My friend Dan set me up with the new Morrissey album yesterday morning – Years of Refusal. I’ve had it on repeat since.  Thanks, Dan.  

I went back to the beach lastnight with Eric, he’s home visiting from Vancouver Island for an indefinite period of time. So lucky to call him my friend. We intended to  go hang on the beach, cause I had told him how cool it looked, but when we got there it was far too cold, and windy. The full view of the sand and water looks as though they have traded places. The water usually so rough, is completely flat and calm. The  sand is like the topping of a lemon meringue pie, from the nights that the wind howls through and throws it around. Jealous.  

Eric’s mom makes breathtaking ginger cookies. 

Longest day ensuing. School, then MUST go to the gym, followed by work. Bummer. 

BC in 6 weeks, Morrissey in 8 weeks. No matter what happens, I know this is going to be one of the best years of my wee little life.

05
Jan
09

left coast.

My flights are booked and I will be visiting with family and friends in Langley, Vancouver, and Surrey from Feb 19th through March 1st 2009.

Excited !!!

Love vacations. 

P.S – Thanks mom, and welcome home.  I missed you.

04
Jan
09

2000 and mine.

I have erased everything before this. I don’t just mean that I hit delete over and over, I have actually erased everything. I officially do not remember what happened in times prior to 12 am, January 1st 2009. Having spent the past 5 years thinking and feeling only for events that I have no control over, it’s time to make this year mine. Shannen version 2008 would have said “I think I’ll make this year mine”. No more thinking. 

I spent my new years eve with friends I had not seen for 3 years, but they are the kind of friends you could run into after a decade and they would still love&accept you like they had seen you every evening. I had intended on staying home with my cats that night, I am not overly keen on holidays and  even less keen on large crowds of drunk people, but for some reason the offer of going to a stag&doe for people I had barely met seemed appealing. I had decided to be the designated driver, since it’s near impossible to get a taxi in London on new years eve. The idea of standing in the cold, snowy streets(drunk or sober) waiting hours for a ride didn’t sit well with me. 

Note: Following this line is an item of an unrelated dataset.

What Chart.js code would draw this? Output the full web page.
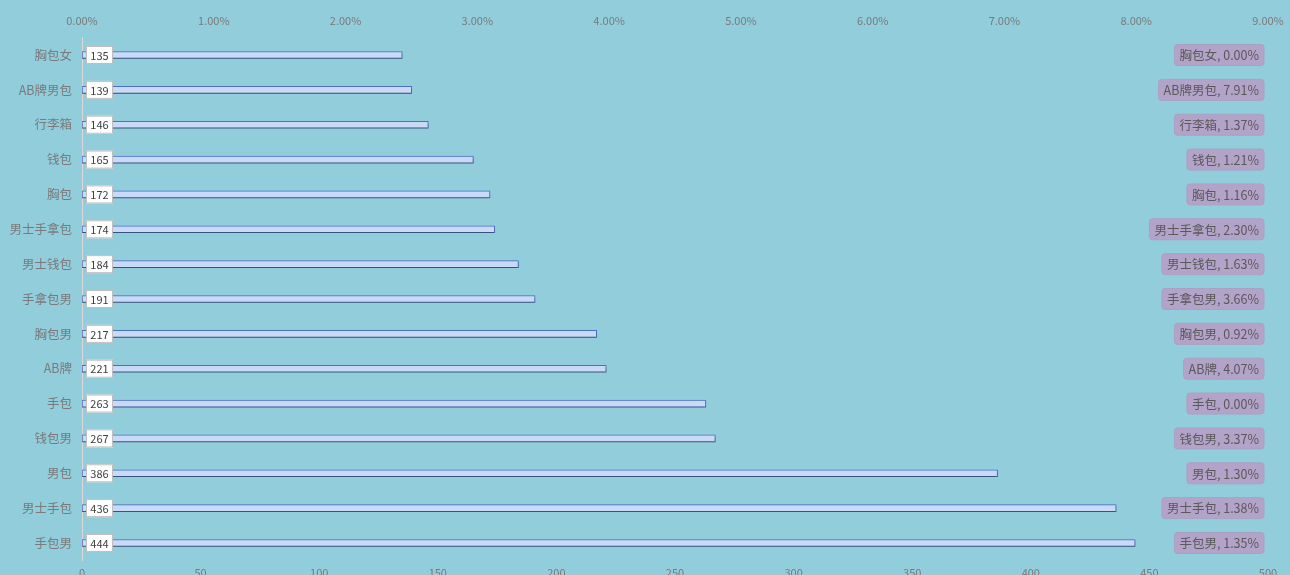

Complete sobriety. Of all the decisions I have made in my life, I feel that for some reason that particular decision is one that will stick with me for a long time. That sobriety set in motion events that were not only entirely unexpected, but uncharacteristically welcomed by my mind, body&heart.  

I am a positive person. Tell me your problems, and I’ll do my best to fix them for you. Tell you mine, and I’ll trip over every word, smiling the entire time. Life is what it is. It can never be perfect; it is fucked up for everyone. It’s bad. It’s good. I want to explore what’s in-between that. 

What does bad mean?  Embrace your emotions, not a single one lasts forever. 

What is good, what is good?

Is it bad timing, is it good timing? Maybe neither. But what if it was best timing?  I want to know the in-between. 

I am going focus some quality time on all of those uncertainties because I can’t feel so safe anymore. I have spent too much time relying on things which I thought were concrete, and they apparently were not. So why shouldn’t I step into the quick-sand? If I sink, and lose everything, I’ll still have myself.

You still have yourself.  

Yes, I am going to make this year mine – but just maybe I’ll share it with you.